Face Centric

 One thing that seems very obvious to me is that humans are just apes with an inflated sense of worth. In part, that's because I currently live with a baby and am struggling to see how anyone could have doubted the monkey nature of the species. At around 17 months, the baby is pure monkey, right down to the noises she makes and how she tries to sit. That won't surprise any modern parents, but as a childless (by choice) person it came as quite a revelation to me. Beyond that - well, I find myself baffled by the refutation of Darwin's theories around evolution and can only assume that Christian doctrine was deeply ingrained and that the people who disputed it either didn't know very much about children, or very much about monkeys. Frankly, both those options seem quite likely. 

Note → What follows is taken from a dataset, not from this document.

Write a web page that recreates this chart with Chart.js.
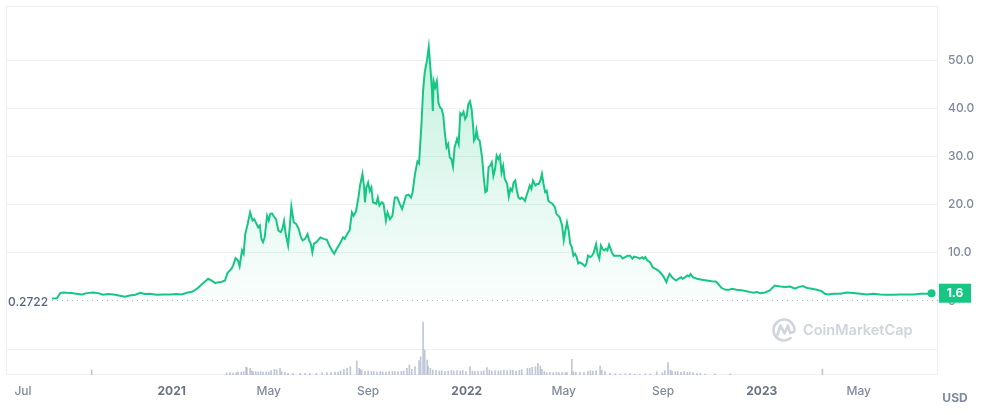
<!DOCTYPE html>
<html>
<head>
<meta charset="utf-8">
<script src="https://cdn.jsdelivr.net/npm/chart.js@4.4.1/dist/chart.umd.min.js"></script>
<style>
  html, body { margin: 0; padding: 0; background: #ffffff; }
  #wrap { position: relative; width: 983px; height: 415px; }
</style>
</head>
<body>
<div id="wrap"><canvas id="c" width="983" height="415"></canvas></div>
<script>
// ---- Data (days since 2020-07-01) ----
const priceDays = [36,42,46,50,54,60,66,73,79,87,93,99,106,114,120,126,132,139,145,151,157,165,174,182,190,196,203,209,215,221,227,229,233,238,242,246,250,253,258,260,263,266,268,271,273,275,278,281,284,286,289,291,293,295,297,299,302,304,306,308,311,313,316,319,321,323,325,328,330,332,335,338,341,344,346,349,352,354,356,358,360,363,368,372,376,379,382,385,388,392,396,398,401,404,407,409,412,415,417,420,422,423,425,427,429,431,433,437,439,441,444,446,449,451,454,457,460,463,466,469,471,474,477,480,482,485,488,490,493,495,497,500,502,504,506,507,508,510,512,514,516,518,520,522,524,526,528,530,532,534,537,539,541,543,545,547,549,551,553,555,557,558,560,561,563,565,568,570,572,574,576,578,580,582,584,586,588,590,592,594,596,599,601,603,605,607,609,611,613,615,617,619,621,623,625,627,629,631,634,636,638,640,642,644,646,648,650,652,655,658,660,664,667,669,671,673,675,677,679,681,683,685,687,689,692,695,697,699,702,704,706,709,711,713,715,717,719,721,723,725,727,729,731,735,739,742,745,748,751,754,756,759,763,766,768,770,772,776,779,782,786,790,793,796,798,800,803,805,808,811,814,816,819,822,824,826,829,834,840,846,852,857,860,864,869,873,877,883,889,895,900,904,908,912,918,924,930,937,943,949,955,959,965,970,976,982,988,992,996,1003,1011,1019,1027,1036,1044,1052,1060,1069,1077,1085,1093,1102,1110,1118,1124];
const prices = [0.5,0.55,1.62,1.76,1.69,1.62,1.49,1.35,1.62,1.76,1.62,1.28,1.42,1.28,1.07,0.87,1.14,1.28,1.69,1.42,1.49,1.28,1.35,1.35,1.42,1.35,1.69,1.9,2.5,3.4,4.3,4.6,4.25,3.7,3.9,4.0,4.25,5.8,6.7,7.4,8.9,8.4,7.2,10.5,9.8,13.9,16.0,18.4,16.7,17.0,16.0,15.3,15.7,12.9,12.2,13.2,17.7,16.7,18.1,18.2,17.4,17.0,14.6,14.3,15.0,16.6,13.9,11.5,15.3,19.6,16.3,16.0,15.0,13.2,12.6,12.9,13.9,12.6,11.9,10.1,11.9,12.2,13.2,12.9,12.7,11.5,10.6,9.8,10.8,11.9,13.2,12.9,13.9,14.6,18.4,17.7,18.6,21.5,24.0,26.4,23.6,20.5,23.6,24.6,22.9,23.6,20.5,20.2,21.5,19.8,20.5,20.2,16.7,18.4,17.0,17.7,21.5,21.5,20.2,19.1,20.2,21.9,22.1,21.5,22.6,26.4,29.0,28.6,36.8,43.7,47.5,50.2,52.8,48.5,43.7,39.5,45.7,44.4,45.7,41.2,40.2,39.9,38.5,34.7,31.9,32.6,29.8,29.5,27.9,31.9,33.7,32.6,39.0,38.6,39.3,37.8,38.5,40.9,41.5,39.9,36.1,33.3,34.0,35.5,33.7,33.3,29.8,25.7,22.6,22.9,27.8,28.1,28.8,26.0,27.4,30.2,29.5,30.2,26.7,28.1,25.4,24.3,21.7,23.3,22.9,24.6,25.0,22.9,21.5,21.2,21.5,21.2,20.8,21.9,22.9,24.0,23.3,25.0,24.0,24.3,24.3,25.0,26.4,24.3,22.6,22.9,20.8,20.5,20.2,19.5,18.1,17.4,15.7,12.6,14.6,16.3,14.6,11.9,11.2,9.4,9.8,9.1,7.8,8.0,7.7,7.2,7.7,9.4,9.1,9.4,10.0,11.8,9.7,8.8,11.5,10.8,10.5,10.8,10.5,11.7,10.8,9.9,9.4,9.4,9.4,8.8,9.1,9.4,9.4,8.8,9.2,9.1,8.8,9.1,8.8,9.1,8.5,8.0,7.0,6.7,6.3,5.6,4.9,3.9,4.9,5.6,4.9,4.6,4.25,4.6,4.9,4.6,4.9,5.3,5.1,5.6,4.9,4.6,4.4,4.25,4.1,4.05,3.56,2.73,2.3,2.3,2.5,2.3,2.2,2.0,1.83,1.7,1.83,1.62,1.76,2.18,3.2,3.0,2.87,3.0,2.53,2.87,3.07,2.66,2.53,2.32,2.03,1.49,1.35,1.49,1.49,1.76,1.62,1.49,1.35,1.49,1.35,1.28,1.28,1.35,1.35,1.35,1.49,1.49,1.6];

const volumeDays = [85,252,256,260,264,266,270,273,276,277,281,283,285,288,291,294,297,301,304,307,311,314,318,320,324,328,334,343,349,355,363,370,376,381,386,390,393,397,401,405,413,416,417,419,423,427,431,434,438,442,445,449,453,457,460,464,468,471,475,478,481,485,490,492,495,497,500,501,504,507,511,515,518,522,526,530,533,537,541,544,548,553,556,559,563,567,570,574,577,580,584,588,591,595,599,603,606,610,614,617,624,627,630,634,637,640,642,645,648,652,656,660,663,667,671,673,679,681,684,689,694,699,702,705,709,714,716,720,726,733,739,745,751,757,763,770,776,784,791,794,798,801,803,807,810,814,818,822,825,829,834,838,844,856,875,989];
const volumes = [250,100,125,100,125,150,150,175,385,365,335,215,165,175,150,175,150,160,150,215,285,250,335,165,135,85,85,85,85,85,85,115,115,135,150,150,200,285,335,415,700,335,285,250,200,200,175,175,150,175,160,150,165,185,175,165,185,200,335,500,285,415,715,915,2650,1250,750,450,335,250,235,200,215,185,200,235,200,215,200,225,175,415,200,185,200,175,215,365,250,200,225,200,215,250,215,250,235,200,225,275,335,335,385,415,585,450,285,165,125,135,115,135,125,135,125,115,785,165,135,135,115,175,215,200,215,450,250,165,85,65,50,50,65,50,50,65,50,165,115,215,615,250,200,165,185,135,165,135,150,115,85,85,50,50,50,300];

const xTickDays = [0,184,304,427,549,669,792,914,1034];
const xTickLabels = ['Jul','2021','May','Sep','2022','May','Sep','2023','May'];
const yTickValues = [0,10,20,30,40,50];
const yTickLabels = ['0','10.0','20.0','30.0','40.0','50.0'];
const minPrice = 0.2722;
const minPriceLabel = '0.2722';
const lastPriceLabel = '1.6';
const currencyLabel = 'USD';
const watermarkText = 'CoinMarketCap';

// ---- Styling ----
const GREEN = '#16c784';
const GRID = '#eff2f5';
const FONT = 'Inter, "Noto Sans", sans-serif';

const extras = {
  id: 'extras',
  beforeDatasetsDraw(chart) {
    const {ctx, chartArea: a} = chart;
    ctx.save();
    // frame
    ctx.strokeStyle = '#eceff3';
    ctx.lineWidth = 1;
    ctx.strokeRect(Math.round(a.left) + 0.5, Math.round(a.top) + 0.5,
                   Math.round(a.right - a.left) - 1, Math.round(a.bottom - a.top) - 1);
    // watermark
    const wx = a.right - 154, wy = a.bottom - 45;
    ctx.strokeStyle = '#cfd4dd';
    ctx.lineWidth = 2.6;
    ctx.lineCap = 'round';
    ctx.lineJoin = 'round';
    ctx.beginPath();
    ctx.arc(wx, wy, 10.5, 0.28 * Math.PI, 1.98 * Math.PI);
    ctx.stroke();
    ctx.beginPath();
    ctx.moveTo(wx - 6.5, wy + 4.5);
    ctx.lineTo(wx - 3.5, wy - 4.5);
    ctx.lineTo(wx + 0.5, wy + 3.5);
    ctx.lineTo(wx + 4, wy - 4.5);
    ctx.lineTo(wx + 6, wy + 3);
    ctx.lineTo(wx + 10.5, wy + 1.5);
    ctx.stroke();
    ctx.fillStyle = '#cfd4dd';
    ctx.font = '600 14.5px ' + FONT;
    ctx.textAlign = 'left';
    ctx.textBaseline = 'middle';
    ctx.fillText(watermarkText, wx + 19, wy + 1);
    ctx.restore();
  },
  afterDatasetsDraw(chart) {
    const {ctx, chartArea: a, scales} = chart;
    const xs = scales.x, ys = scales.y;
    ctx.save();
    // min price dotted line
    const my = Math.round(ys.getPixelForValue(minPrice)) + 0.5;
    const sx = xs.getPixelForValue(priceDays[0]);
    ctx.strokeStyle = '#a7b1c2';
    ctx.lineWidth = 1;
    ctx.setLineDash([1, 4]);
    ctx.beginPath();
    ctx.moveTo(sx, my);
    ctx.lineTo(a.right, my);
    ctx.stroke();
    ctx.setLineDash([]);
    ctx.fillStyle = '#58667e';
    ctx.font = '500 12px ' + FONT;
    ctx.textAlign = 'right';
    ctx.textBaseline = 'middle';
    ctx.fillText(minPriceLabel, sx - 4, my + 1.5);
    // last price badge
    const lastY = ys.getPixelForValue(prices[prices.length - 1]);
    const lastX = xs.getPixelForValue(priceDays[priceDays.length - 1]);
    ctx.fillStyle = GREEN;
    ctx.beginPath();
    ctx.arc(lastX, lastY, 4, 0, Math.PI * 2);
    ctx.fill();
    ctx.fillRect(a.right + 1, lastY - 9.5, 32, 19);
    ctx.fillStyle = '#ffffff';
    ctx.font = '700 12px ' + FONT;
    ctx.textAlign = 'center';
    ctx.fillText(lastPriceLabel, a.right + 17, lastY + 0.5);
    // currency
    ctx.fillStyle = '#808a9d';
    ctx.font = '700 12px ' + FONT;
    ctx.textAlign = 'center';
    ctx.fillText(currencyLabel, a.right + 17, a.bottom + 23);
    ctx.restore();
  }
};

const ctx = document.getElementById('c').getContext('2d');
const grad = ctx.createLinearGradient(0, 40, 0, 301);
grad.addColorStop(0, 'rgba(22,199,132,0.26)');
grad.addColorStop(1, 'rgba(22,199,132,0.02)');

new Chart(ctx, {
  type: 'line',
  data: {
    datasets: [
      {
        type: 'line',
        data: priceDays.map((d, i) => ({x: d, y: prices[i]})),
        yAxisID: 'y',
        borderColor: GREEN,
        borderWidth: 2,
        pointRadius: 0,
        tension: 0,
        fill: {value: minPrice},
        backgroundColor: grad,
        order: 1
      },
      {
        type: 'bar',
        data: volumeDays.map((d, i) => ({x: d, y: volumes[i]})),
        yAxisID: 'y2',
        backgroundColor: 'rgba(170,180,200,0.75)',
        barThickness: 1,
        order: 2
      }
    ]
  },
  options: {
    responsive: false,
    animation: false,
    layout: {padding: {left: 6, top: 6, right: 0, bottom: 0}},
    plugins: {legend: {display: false}, tooltip: {enabled: false}},
    scales: {
      x: {
        type: 'linear',
        offset: false,
        min: -21,
        max: 1132,
        grid: {display: false, drawTicks: false, offset: false},
        border: {display: false},
        afterBuildTicks: s => { s.ticks = xTickDays.map(v => ({value: v})); },
        afterFit: s => { s.height = 40; s.paddingLeft = 0; s.paddingRight = 0; },
        ticks: {
          padding: 9,
          maxRotation: 0,
          autoSkip: false,
          callback: v => { const i = xTickDays.indexOf(v); return i >= 0 ? xTickLabels[i] : ''; },
          color: c => /^\d{4}$/.test(xTickLabels[c.index] || '') ? '#6b7385' : '#808a9d',
          font: c => ({family: FONT, size: 12, weight: /^\d{4}$/.test(xTickLabels[c.index] || '') ? '700' : '500'})
        }
      },
      y: {
        type: 'linear',
        position: 'right',
        min: -15.4,
        max: 61.3,
        grid: {color: c => (c.tick && c.tick.value === 0) ? 'rgba(0,0,0,0)' : GRID, drawTicks: false},
        border: {display: false},
        afterBuildTicks: s => { s.ticks = yTickValues.map(v => ({value: v})); },
        afterFit: s => { s.width = 45; s.paddingTop = 0; s.paddingBottom = 0; },
        ticks: {
          padding: 10,
          callback: v => { const i = yTickValues.indexOf(v); return i >= 0 ? yTickLabels[i] : ''; },
          color: '#808a9d',
          font: {family: FONT, size: 12, weight: '500'}
        }
      },
      y2: {
        type: 'linear',
        position: 'right',
        min: 0,
        max: 18450,
        grid: {color: GRID, drawTicks: false},
        border: {display: false},
        afterBuildTicks: s => { s.ticks = [{value: 1300}]; },
        afterFit: s => { s.width = 0; s.paddingTop = 0; s.paddingBottom = 0; },
        ticks: {display: false}
      }
    }
  },
  plugins: [extras]
});
</script>
</body>
</html>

It made me think about human consciousness and the way our intelligence works, which seems to me to be intrinsically tied to our troupe nature and our dependence on being part of a group. Even today, we are troupe primates, with an upper limit on the number of people we can interact with before we start to become uncomfortable. This tends to range from 80 to 200 individuals, and there's no doubt that we're nicer about policing our troupe sizes than most of our closest relations in the animal kingdom. Groups of chimpanzees and baboons have rigid group sizes, and operate on a frequently violent one in one out regime. Coupled with the fact that social status, or face, is very important to them, it's obvious that for our kind of mammal, harmony with others, and adapting to fit into a society is of prime importance. So, it would follow that our intelligence is more focused on empathy and understanding emotions than it is perhaps for solving problems. It may also account for our tendency to mimick others - its a survival trait that has also allowed us to pick up tricks from across the animal kingdom. 

For example, we have evidence of crows learning to raise the level of water from square one.


How likely is it that our ancestors saw that, or at least something very similar, and copied it? I don't say that to suggest we aren't clever as fuck as a species - we clearly are or the world wouldn't be in the mess it currently is - but that our nature is tied to others and their actions and emotions. This being said, our brains have three discrete parts, and there are definitely times when those clash, and we're nowhere as rational as we claim. If our ancestors hadn't developed ways to preserve knowledge, I suspect we wouldn't be far off the starting point we see with crows. At the same time, we can see the difficulty a lot of humans have in absorbing information from books, preferring to learn from other people. 

A human face is frequently a shortcut to bypass our logic and reason. It's so important, in face, that a university test found that people are more likely to donate money to charity if there's a picture of a face behind the collection tin than if there are flowers. The idea of being seen, and judged for our actions, influences our behaviour profoundly. Small wonder advertisers use popular celebrities to sell products, while the CEOs behind the world's biggest companies are frequently almost anonymous. I firmly believe the Panama and Paradise Papers news stories in part sank without trace because there weren't many faces we could attach to them. In a similar way, I think we have in part been so slow to react to the climate crisis because hitherto there haven't been many faces we can attach to them, and those that we could have been compromised by other narratives as the different levels of our brains have clashed. 

More tellingly, I think that this is the origin of gods - a belief that a bigger version of us somehow created the world and set things in motion, and bigger human who could be appealed to when things were difficult and were sometimes kind. As we're so focused on others it makes sense that we would create something to fill that role.